BEGIN SOURCE MATERIAL

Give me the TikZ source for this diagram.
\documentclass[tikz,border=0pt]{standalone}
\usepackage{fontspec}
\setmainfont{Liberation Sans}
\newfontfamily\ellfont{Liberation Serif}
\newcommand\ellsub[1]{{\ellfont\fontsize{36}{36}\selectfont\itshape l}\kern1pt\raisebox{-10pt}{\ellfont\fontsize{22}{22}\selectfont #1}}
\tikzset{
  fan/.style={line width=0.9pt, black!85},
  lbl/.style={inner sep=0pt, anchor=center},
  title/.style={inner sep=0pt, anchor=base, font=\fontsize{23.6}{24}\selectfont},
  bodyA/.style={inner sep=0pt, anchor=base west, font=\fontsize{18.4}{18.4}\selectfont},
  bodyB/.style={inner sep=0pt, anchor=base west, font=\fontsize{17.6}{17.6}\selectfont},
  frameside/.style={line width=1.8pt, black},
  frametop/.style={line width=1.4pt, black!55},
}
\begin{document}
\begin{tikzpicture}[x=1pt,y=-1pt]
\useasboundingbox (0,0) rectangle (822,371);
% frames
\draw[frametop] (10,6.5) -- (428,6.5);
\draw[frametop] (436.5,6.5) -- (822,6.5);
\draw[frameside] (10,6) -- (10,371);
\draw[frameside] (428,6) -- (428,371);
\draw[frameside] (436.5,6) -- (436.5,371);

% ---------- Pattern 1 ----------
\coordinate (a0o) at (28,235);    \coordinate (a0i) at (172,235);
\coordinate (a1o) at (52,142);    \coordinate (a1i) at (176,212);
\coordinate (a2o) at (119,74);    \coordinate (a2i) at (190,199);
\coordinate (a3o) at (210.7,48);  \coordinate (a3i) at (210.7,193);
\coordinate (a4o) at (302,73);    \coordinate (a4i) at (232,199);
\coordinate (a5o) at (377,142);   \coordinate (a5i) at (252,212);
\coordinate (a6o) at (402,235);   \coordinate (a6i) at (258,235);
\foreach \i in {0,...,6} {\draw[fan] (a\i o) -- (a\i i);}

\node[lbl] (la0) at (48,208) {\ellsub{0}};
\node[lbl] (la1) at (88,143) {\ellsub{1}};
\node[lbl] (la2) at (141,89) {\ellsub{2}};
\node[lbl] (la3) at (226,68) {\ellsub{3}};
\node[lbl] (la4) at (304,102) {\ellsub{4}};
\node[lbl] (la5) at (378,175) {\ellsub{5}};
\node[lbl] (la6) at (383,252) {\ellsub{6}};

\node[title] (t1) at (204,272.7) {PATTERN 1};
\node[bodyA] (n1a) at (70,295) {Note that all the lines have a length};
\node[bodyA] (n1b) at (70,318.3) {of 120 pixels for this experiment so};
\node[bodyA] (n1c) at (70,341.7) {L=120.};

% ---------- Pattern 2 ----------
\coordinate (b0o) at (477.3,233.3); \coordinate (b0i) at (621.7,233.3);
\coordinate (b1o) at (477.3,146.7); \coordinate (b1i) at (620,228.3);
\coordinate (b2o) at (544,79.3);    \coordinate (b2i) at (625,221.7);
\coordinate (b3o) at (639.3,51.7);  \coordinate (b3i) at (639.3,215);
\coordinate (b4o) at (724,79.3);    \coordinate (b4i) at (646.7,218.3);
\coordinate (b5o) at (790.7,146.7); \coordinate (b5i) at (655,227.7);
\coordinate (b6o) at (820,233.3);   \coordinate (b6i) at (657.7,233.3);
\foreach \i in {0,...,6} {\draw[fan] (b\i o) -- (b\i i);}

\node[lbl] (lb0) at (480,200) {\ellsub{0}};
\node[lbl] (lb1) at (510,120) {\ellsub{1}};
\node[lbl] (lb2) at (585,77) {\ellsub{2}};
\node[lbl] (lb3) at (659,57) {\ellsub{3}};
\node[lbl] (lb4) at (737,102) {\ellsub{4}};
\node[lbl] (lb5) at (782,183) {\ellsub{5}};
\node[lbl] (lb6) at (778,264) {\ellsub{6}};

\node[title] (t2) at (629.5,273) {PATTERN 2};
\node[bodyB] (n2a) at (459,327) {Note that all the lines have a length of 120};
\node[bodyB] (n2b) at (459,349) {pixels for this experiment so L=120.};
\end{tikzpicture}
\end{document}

END SOURCE MATERIAL

**WRITTEN INSTRUCTION**
Return exactly the opening lines of the listing above, ending with the line that has "(436.5,6) -- (436.5,371);".

**SOLUTION**
Give me the TikZ source for this diagram.
\documentclass[tikz,border=0pt]{standalone}
\usepackage{fontspec}
\setmainfont{Liberation Sans}
\newfontfamily\ellfont{Liberation Serif}
\newcommand\ellsub[1]{{\ellfont\fontsize{36}{36}\selectfont\itshape l}\kern1pt\raisebox{-10pt}{\ellfont\fontsize{22}{22}\selectfont #1}}
\tikzset{
  fan/.style={line width=0.9pt, black!85},
  lbl/.style={inner sep=0pt, anchor=center},
  title/.style={inner sep=0pt, anchor=base, font=\fontsize{23.6}{24}\selectfont},
  bodyA/.style={inner sep=0pt, anchor=base west, font=\fontsize{18.4}{18.4}\selectfont},
  bodyB/.style={inner sep=0pt, anchor=base west, font=\fontsize{17.6}{17.6}\selectfont},
  frameside/.style={line width=1.8pt, black},
  frametop/.style={line width=1.4pt, black!55},
}
\begin{document}
\begin{tikzpicture}[x=1pt,y=-1pt]
\useasboundingbox (0,0) rectangle (822,371);
% frames
\draw[frametop] (10,6.5) -- (428,6.5);
\draw[frametop] (436.5,6.5) -- (822,6.5);
\draw[frameside] (10,6) -- (10,371);
\draw[frameside] (428,6) -- (428,371);
\draw[frameside] (436.5,6) -- (436.5,371);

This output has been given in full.